- _TASK GOAL_:
Write out exactly the lines below that run from the one containing "What TikZ code" through the one containing "-- ++(-14,0) |- ($(labL2.west)+(-10,0)$);", both included, with no other lines.

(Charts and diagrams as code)
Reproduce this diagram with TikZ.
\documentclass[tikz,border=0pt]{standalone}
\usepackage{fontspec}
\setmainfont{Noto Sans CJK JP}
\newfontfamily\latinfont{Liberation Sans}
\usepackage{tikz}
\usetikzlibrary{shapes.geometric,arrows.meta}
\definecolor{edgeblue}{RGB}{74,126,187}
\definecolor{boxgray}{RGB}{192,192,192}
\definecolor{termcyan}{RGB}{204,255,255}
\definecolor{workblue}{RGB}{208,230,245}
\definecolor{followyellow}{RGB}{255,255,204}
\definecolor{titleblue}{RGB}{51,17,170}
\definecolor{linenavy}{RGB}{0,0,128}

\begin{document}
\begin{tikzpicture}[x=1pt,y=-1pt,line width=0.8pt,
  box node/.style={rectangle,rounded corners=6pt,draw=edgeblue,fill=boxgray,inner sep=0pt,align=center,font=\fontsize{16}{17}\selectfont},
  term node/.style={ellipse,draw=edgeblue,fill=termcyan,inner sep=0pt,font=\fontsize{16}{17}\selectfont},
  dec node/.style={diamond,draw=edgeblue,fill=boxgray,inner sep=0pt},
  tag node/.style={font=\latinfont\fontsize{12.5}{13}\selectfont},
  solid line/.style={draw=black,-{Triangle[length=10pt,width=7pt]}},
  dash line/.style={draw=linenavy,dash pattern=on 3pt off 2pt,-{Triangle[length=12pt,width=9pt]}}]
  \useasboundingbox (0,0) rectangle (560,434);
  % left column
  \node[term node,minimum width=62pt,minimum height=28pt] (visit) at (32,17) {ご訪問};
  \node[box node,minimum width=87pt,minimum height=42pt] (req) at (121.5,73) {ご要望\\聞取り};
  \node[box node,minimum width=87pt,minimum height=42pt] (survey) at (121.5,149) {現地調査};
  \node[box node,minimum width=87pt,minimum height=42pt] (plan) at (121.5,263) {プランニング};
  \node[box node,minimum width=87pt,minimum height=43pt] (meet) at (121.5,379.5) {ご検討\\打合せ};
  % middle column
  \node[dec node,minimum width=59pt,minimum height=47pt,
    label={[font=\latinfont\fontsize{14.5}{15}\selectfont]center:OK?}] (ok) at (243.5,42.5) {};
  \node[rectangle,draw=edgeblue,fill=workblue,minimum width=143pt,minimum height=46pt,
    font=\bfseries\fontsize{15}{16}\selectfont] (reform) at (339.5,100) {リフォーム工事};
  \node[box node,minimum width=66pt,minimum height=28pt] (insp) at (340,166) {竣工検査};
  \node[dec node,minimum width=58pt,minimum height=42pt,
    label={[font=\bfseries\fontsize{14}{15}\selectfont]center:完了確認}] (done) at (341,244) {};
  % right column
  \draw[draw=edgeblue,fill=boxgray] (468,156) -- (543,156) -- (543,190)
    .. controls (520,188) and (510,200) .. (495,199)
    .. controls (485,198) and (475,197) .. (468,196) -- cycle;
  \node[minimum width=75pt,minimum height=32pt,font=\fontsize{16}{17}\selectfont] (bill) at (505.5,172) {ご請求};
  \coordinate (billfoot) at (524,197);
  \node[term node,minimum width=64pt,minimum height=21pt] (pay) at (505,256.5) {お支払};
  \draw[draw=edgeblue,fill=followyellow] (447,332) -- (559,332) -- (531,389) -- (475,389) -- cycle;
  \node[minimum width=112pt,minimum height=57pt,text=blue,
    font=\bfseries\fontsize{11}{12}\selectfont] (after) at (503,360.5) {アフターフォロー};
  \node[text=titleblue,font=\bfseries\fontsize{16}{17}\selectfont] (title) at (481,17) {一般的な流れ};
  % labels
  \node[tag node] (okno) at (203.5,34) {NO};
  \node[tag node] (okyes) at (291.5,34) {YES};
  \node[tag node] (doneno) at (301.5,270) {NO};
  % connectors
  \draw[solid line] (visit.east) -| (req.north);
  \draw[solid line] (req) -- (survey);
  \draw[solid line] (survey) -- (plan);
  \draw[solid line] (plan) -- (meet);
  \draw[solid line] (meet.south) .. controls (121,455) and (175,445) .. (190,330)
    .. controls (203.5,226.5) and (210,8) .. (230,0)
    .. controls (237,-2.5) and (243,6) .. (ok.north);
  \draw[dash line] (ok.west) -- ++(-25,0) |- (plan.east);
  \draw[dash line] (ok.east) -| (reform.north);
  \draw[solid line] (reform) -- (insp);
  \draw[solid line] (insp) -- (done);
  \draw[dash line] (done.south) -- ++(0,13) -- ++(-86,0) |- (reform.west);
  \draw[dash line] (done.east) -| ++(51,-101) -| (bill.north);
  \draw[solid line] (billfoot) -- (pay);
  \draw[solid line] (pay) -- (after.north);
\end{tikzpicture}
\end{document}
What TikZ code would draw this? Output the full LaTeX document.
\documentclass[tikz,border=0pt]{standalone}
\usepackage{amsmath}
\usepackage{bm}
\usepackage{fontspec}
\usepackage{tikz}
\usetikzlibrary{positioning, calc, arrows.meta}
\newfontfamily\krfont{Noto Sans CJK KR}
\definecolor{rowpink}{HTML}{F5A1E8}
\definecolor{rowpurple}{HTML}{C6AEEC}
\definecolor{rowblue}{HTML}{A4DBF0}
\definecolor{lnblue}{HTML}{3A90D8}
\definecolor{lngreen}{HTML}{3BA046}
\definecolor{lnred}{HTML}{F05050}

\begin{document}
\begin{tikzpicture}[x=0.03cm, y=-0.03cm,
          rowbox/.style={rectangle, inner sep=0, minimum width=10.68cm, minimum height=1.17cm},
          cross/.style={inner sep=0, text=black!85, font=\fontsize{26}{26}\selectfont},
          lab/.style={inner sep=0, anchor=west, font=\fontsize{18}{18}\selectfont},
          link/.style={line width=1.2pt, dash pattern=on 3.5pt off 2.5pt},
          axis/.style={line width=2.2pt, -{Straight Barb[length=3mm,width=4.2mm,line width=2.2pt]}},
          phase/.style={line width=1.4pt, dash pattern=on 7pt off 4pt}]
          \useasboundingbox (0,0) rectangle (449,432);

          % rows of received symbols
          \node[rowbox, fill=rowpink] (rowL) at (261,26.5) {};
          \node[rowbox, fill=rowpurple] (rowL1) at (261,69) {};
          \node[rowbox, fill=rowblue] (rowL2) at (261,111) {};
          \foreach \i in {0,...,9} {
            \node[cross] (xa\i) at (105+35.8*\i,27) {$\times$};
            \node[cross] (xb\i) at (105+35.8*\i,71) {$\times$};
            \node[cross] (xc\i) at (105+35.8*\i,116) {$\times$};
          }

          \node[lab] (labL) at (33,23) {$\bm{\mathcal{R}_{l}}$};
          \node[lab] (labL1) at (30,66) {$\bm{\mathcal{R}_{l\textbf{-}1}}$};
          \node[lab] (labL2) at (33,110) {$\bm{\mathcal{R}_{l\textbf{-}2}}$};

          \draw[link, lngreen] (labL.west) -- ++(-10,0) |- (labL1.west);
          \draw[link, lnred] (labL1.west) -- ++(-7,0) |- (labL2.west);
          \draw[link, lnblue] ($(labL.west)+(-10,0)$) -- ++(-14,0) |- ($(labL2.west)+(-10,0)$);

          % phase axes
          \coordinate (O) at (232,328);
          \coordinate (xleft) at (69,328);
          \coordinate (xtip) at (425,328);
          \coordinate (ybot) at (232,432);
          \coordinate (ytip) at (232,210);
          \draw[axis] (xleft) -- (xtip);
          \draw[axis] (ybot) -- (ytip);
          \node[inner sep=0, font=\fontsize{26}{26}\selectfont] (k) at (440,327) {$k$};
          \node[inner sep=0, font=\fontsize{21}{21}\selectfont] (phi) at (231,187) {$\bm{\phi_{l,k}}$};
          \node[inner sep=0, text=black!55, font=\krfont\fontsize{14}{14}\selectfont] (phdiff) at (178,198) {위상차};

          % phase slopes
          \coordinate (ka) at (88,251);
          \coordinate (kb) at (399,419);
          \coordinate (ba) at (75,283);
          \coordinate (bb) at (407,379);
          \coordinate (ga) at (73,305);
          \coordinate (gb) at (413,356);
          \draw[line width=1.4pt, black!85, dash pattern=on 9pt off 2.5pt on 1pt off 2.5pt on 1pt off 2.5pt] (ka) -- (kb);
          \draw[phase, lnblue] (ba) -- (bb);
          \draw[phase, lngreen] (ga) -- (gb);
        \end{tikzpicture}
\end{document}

- _FINAL ANSWER_:
What TikZ code would draw this? Output the full LaTeX document.
\documentclass[tikz,border=0pt]{standalone}
\usepackage{amsmath}
\usepackage{bm}
\usepackage{fontspec}
\usepackage{tikz}
\usetikzlibrary{positioning, calc, arrows.meta}
\newfontfamily\krfont{Noto Sans CJK KR}
\definecolor{rowpink}{HTML}{F5A1E8}
\definecolor{rowpurple}{HTML}{C6AEEC}
\definecolor{rowblue}{HTML}{A4DBF0}
\definecolor{lnblue}{HTML}{3A90D8}
\definecolor{lngreen}{HTML}{3BA046}
\definecolor{lnred}{HTML}{F05050}

\begin{document}
\begin{tikzpicture}[x=0.03cm, y=-0.03cm,
          rowbox/.style={rectangle, inner sep=0, minimum width=10.68cm, minimum height=1.17cm},
          cross/.style={inner sep=0, text=black!85, font=\fontsize{26}{26}\selectfont},
          lab/.style={inner sep=0, anchor=west, font=\fontsize{18}{18}\selectfont},
          link/.style={line width=1.2pt, dash pattern=on 3.5pt off 2.5pt},
          axis/.style={line width=2.2pt, -{Straight Barb[length=3mm,width=4.2mm,line width=2.2pt]}},
          phase/.style={line width=1.4pt, dash pattern=on 7pt off 4pt}]
          \useasboundingbox (0,0) rectangle (449,432);

          % rows of received symbols
          \node[rowbox, fill=rowpink] (rowL) at (261,26.5) {};
          \node[rowbox, fill=rowpurple] (rowL1) at (261,69) {};
          \node[rowbox, fill=rowblue] (rowL2) at (261,111) {};
          \foreach \i in {0,...,9} {
            \node[cross] (xa\i) at (105+35.8*\i,27) {$\times$};
            \node[cross] (xb\i) at (105+35.8*\i,71) {$\times$};
            \node[cross] (xc\i) at (105+35.8*\i,116) {$\times$};
          }

          \node[lab] (labL) at (33,23) {$\bm{\mathcal{R}_{l}}$};
          \node[lab] (labL1) at (30,66) {$\bm{\mathcal{R}_{l\textbf{-}1}}$};
          \node[lab] (labL2) at (33,110) {$\bm{\mathcal{R}_{l\textbf{-}2}}$};

          \draw[link, lngreen] (labL.west) -- ++(-10,0) |- (labL1.west);
          \draw[link, lnred] (labL1.west) -- ++(-7,0) |- (labL2.west);
          \draw[link, lnblue] ($(labL.west)+(-10,0)$) -- ++(-14,0) |- ($(labL2.west)+(-10,0)$);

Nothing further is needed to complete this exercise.